O médico da uma pigarreada, enquanto Anderson disfarçadamente coloca o porta retrato no paletó.

- Mas vou dizer que não ta sendo fácil. As pessoas fazem coisas pra me incentivar a pegar.

- Como assim, que tipo de coisa?

- Varias, deixam as coisas soltas. Como se tivessem me testando. Mas eu to conseguindo me controlar. To mesmo doutor.

- Aé?

- Sim, ontem mesmo eu fui jantar com uma amiga, então ela me deixou sozinho e tinham varias coisas em cima da mesa me chamando.

- Onde vocês estavam?

- Na casa dela.

- No caso essas coisas não seriam os pratos e os talheres do jantar?

- Sim, mas precisava deixar ali em cima daquele jeito?

- É o que as pessoas fazem quando vão jantar.

- É mas...

- Mas você se controlou?

- Sim, me controlei. Apesar de ter um saleiro sensacional.

- E ai?

- Ai depois do jantar nós fomos pra sala.

- E você não pegou nada da cozinha?

- Nada.

- Muito bem, pode continuar.

- Então fomos para sala. Uma sala bonita, com vários enfeites na rack, um elefantinho lindo, uma daquelas corujas pra tirar o mal olhado. Sabe que eu nunca peguei uma dessa. – fazendo uma constatação pra ele mesmo.

O médico tosse interrompendo o devaneio.

- Ah desculpa. Então mais uma vez ela saiu e me deixou lá. Com aqueles enfeites lindos. Tinha uns bloquinhos de papel, umas canetas, esse tipo de coisa que ninguém mais tem do lado do telefone, raríssimo para os cleptomaníacos.

- Você pegou?

- Não doutor, fui forte. Não peguei.

- Parabéns, vemos uma evolução acontecendo.

- Então fomos para o quarto, começamos a nos pegar, ela é uma daquelas amigas com beneficio. – pisca para o doutor. – se é que o senhor me entende.
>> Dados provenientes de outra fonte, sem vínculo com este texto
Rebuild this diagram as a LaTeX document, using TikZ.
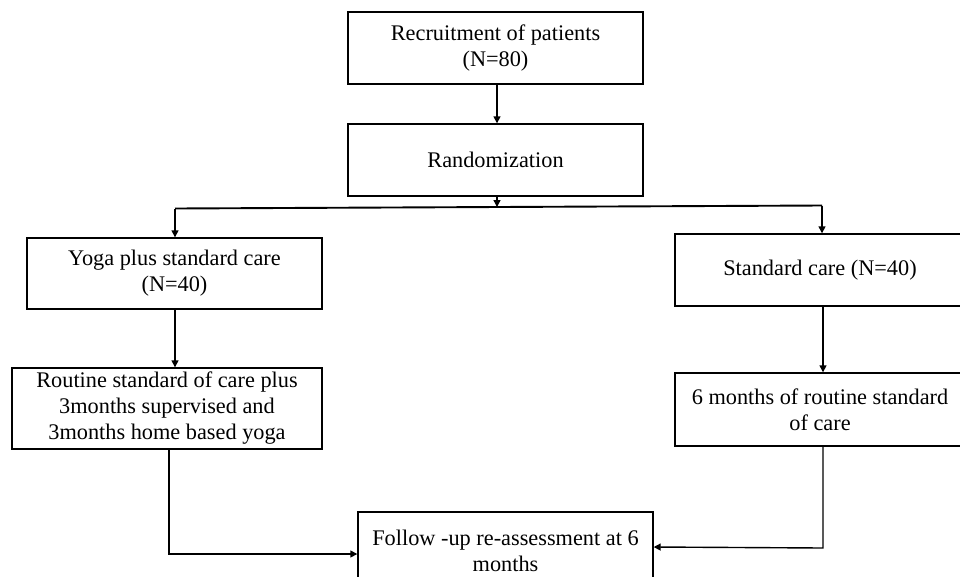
\documentclass[tikz,border=0pt]{standalone}
\usepackage{fontspec}
\setmainfont{Liberation Serif}
\usetikzlibrary{arrows.meta}
\begin{document}
\begin{tikzpicture}[x=1pt,y=-1pt,
  box/.style={draw=black, line width=1.4pt, align=center, inner sep=0pt,
    font=\fontsize{22.3}{26}\selectfont},
  conn/.style={line width=1.4pt, draw=black},
  arr/.style={conn, -{Triangle[length=7pt,width=7pt]}}]
\path[use as bounding box, clip] (0,0) rectangle (960,576);
\fill[white] (0,0) rectangle (960,576);

\node[box, minimum width=295pt, minimum height=72pt] (rec) at (495.5,48) {Recruitment of patients\\(N=80)};
\node[box, minimum width=295pt, minimum height=72pt] (rand) at (495.5,160) {Randomization};
\node[box, minimum width=295pt, minimum height=71pt] (yoga) at (174.5,273.5) {Yoga plus standard care\\(N=40)};
\node[box, minimum width=310pt, minimum height=81pt] (rout) at (167,408.5) {Routine standard of care plus\\3months supervised and\\3months home based yoga};
\node[box, minimum width=290pt, minimum height=72pt] (sc) at (820,270) {Standard care (N=40)};
\node[box, minimum width=290pt, minimum height=73pt] (six) at (820,409.5) {6 months of routine standard\\of care};
\node[box, minimum width=295pt, minimum height=78pt] (fol) at (505.5,551) {Follow -up re-assessment at 6\\months};

\coordinate (br) at (497,207);
\coordinate (bl) at (175,208.5);
\coordinate (brr) at (822,205.5);
\coordinate (lc) at (169,554);
\coordinate (rc) at (823,548);

\draw[arr] (rec.south -| br) -- (rand.north -| br);
\draw[arr] (rand.south -| br) -- (br);
\draw[line width=1.9pt] (bl) -- (brr);
\draw[arr] (bl) -- (yoga.north -| bl);
\draw[arr] (brr) -- (sc.north -| brr);
\draw[arr] (yoga.south -| bl) -- (rout.north -| bl);
\draw[arr] (sc.south -| rc) -- (six.north -| rc);
\draw[arr] (rout.south -| lc) -- (lc) -- (fol.west |- lc);
\draw[arr] (six.south -| rc) -- (rc) -- ([yshift=1pt]fol.east |- rc);
\end{tikzpicture}
\end{document}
- Não, mas pode continuar.

- Estávamos nos pegando, ela é bem gostosa, estava de vestido, então imagine ela por cima de mim, no meu colo, beijando meu pescoço, falando besteiras, me atentando.

Mais uma pigarreada.

- Me empolguei de novo. Então quando estava esquentando mais, ela saiu de cima de mim e falou para eu esperar.

- Então eu reparei como o quarto de mulher solteira tem enfeite e coisinhas, sabe essas coisas que ninguém sabe pra que serve, mas da vontade de ter, essas coisas que só a Imaginarium vende. Tinha varias.

- Você pegou!

- Não.

- Muito legal. Fico muito feliz em ver essa evolução.

- Eu também. Nem acreditei que conseguiria me controlar desse jeito.

A sessão encerra, os dois levantam, médico e paciente, quando o paciente vai se encaminhar para a porta caem os enfeites da mesa do médico que ele tinha colocado na calça. Ambos se olham.

- Semana que vem na mesma hora?

O médico faz que sim com a cabeça. Anderson vai sair, o médico solta um “ãrãm”. O paciente tira a miniatura do Freud do bolso e devolve.

Entra o próximo paciente, senta-se na cadeira.

- Então Eduardo, tem conseguido se controlar com a coisa da superioridade.

- Sim. Tenho. Até esses dias até parei para conversar com uma pessoa mais pobre, idiota e mais feia do que eu.